Zu den Musikern, die damals in Van Gelders Studios ein- und ausgingen, zählten neben Monk noch Miles Davis, Sonny Rollins, das Modern Jazz Quartet, Wayne Shorter, Eric Dolphy und John Coltrane. Auch für Verve Records und später, in den 70er Jahren, Creed Taylors CTI Records war Rudy Van Gelder als Tonmeister tätig. Geschätzt wurde von vielen Musikern, Produzenten und audiophilen Fans stets das warme und natürliche Klangbild der Van Gelder-Aufnahmen.
Lediglich mit Charles Mingus hatte er es sich einst verscherzt. “Er versucht den Ton der Leute zu verändern”, klagte der streitbare Bassist 1960 in einem Blindfold-Test mit DownBeat. “Ich war dabei, als er dies tat. Ich war dabei, als er das Mikrophon für Thad Jones so plazierte, dass es seinen ganzen Klang veränderte. Deshalb arbeite ich nicht mit ihm; er hat einmal den Klang meines Basses ruiniert.”
Mit seiner harschen Kritik stand Mingus freilich ziemlich alleine auf weiter Flur. Wie Monk mit “Hackensack” widmeten auch viele andere Musiker dem Toningenieur ihres Vertrauens eigene Kompositionen: darunter Duke Pearson (“Ready, Rudy?”), Jimmy Hamilton (“Route 9W”, benannt nach dem Highway, der von New York nach Englewood Cliffs führt), Charles Earland (“Blues For Rudy” und “I’m Rudy’s Blues”), Jay McShann (“Rompin’ At Rudy’s”), Pee Wee Russell (“Englewood”), Cliff Jackson (“Blues In Englewood”) und Valery Ponomarev (“High Voltage At Rudy’s”).

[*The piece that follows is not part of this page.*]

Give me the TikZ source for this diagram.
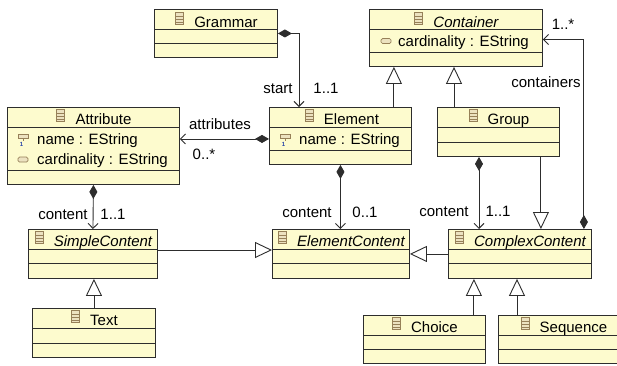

Sogar die Beastie Boys zollten ihm 2004 auf ihrem Album “To The 5 Boroughs” in dem Stück “Now Get Busy” mit der Zeile “Got mad technique like Rudy Van Gelder” Tribut. In seinen letzten Lebensjahren widmete sich Rudy Van Gelder vor allem der klangtechnischen Überarbeitungen früherere Aufnahmen. Zunächst in der “Rudy Van Gelder Edition” (“RVG Edition”) für Blue Note, danach in der “Rudy Van Gelder Series” (“RVG Series”) für Prestige Records.
2009 wurde der Toningenieur vom National Endowment for the Arts (NEA), der einzigen staatlichen Kulturfördereinrichtung der USA, für sein Lebenswerk zum NEA Jazz Master geadelt. 2013 zeichnete ihn die Audio Engineering Society (AES) mit einer Goldmedaille aus. Jetzt ist Rudy Van Gelder am 25. August daheim in seinem einzigartigen Klangreich in Englewood Cliffs im Alter von 91 Jahren verstorben.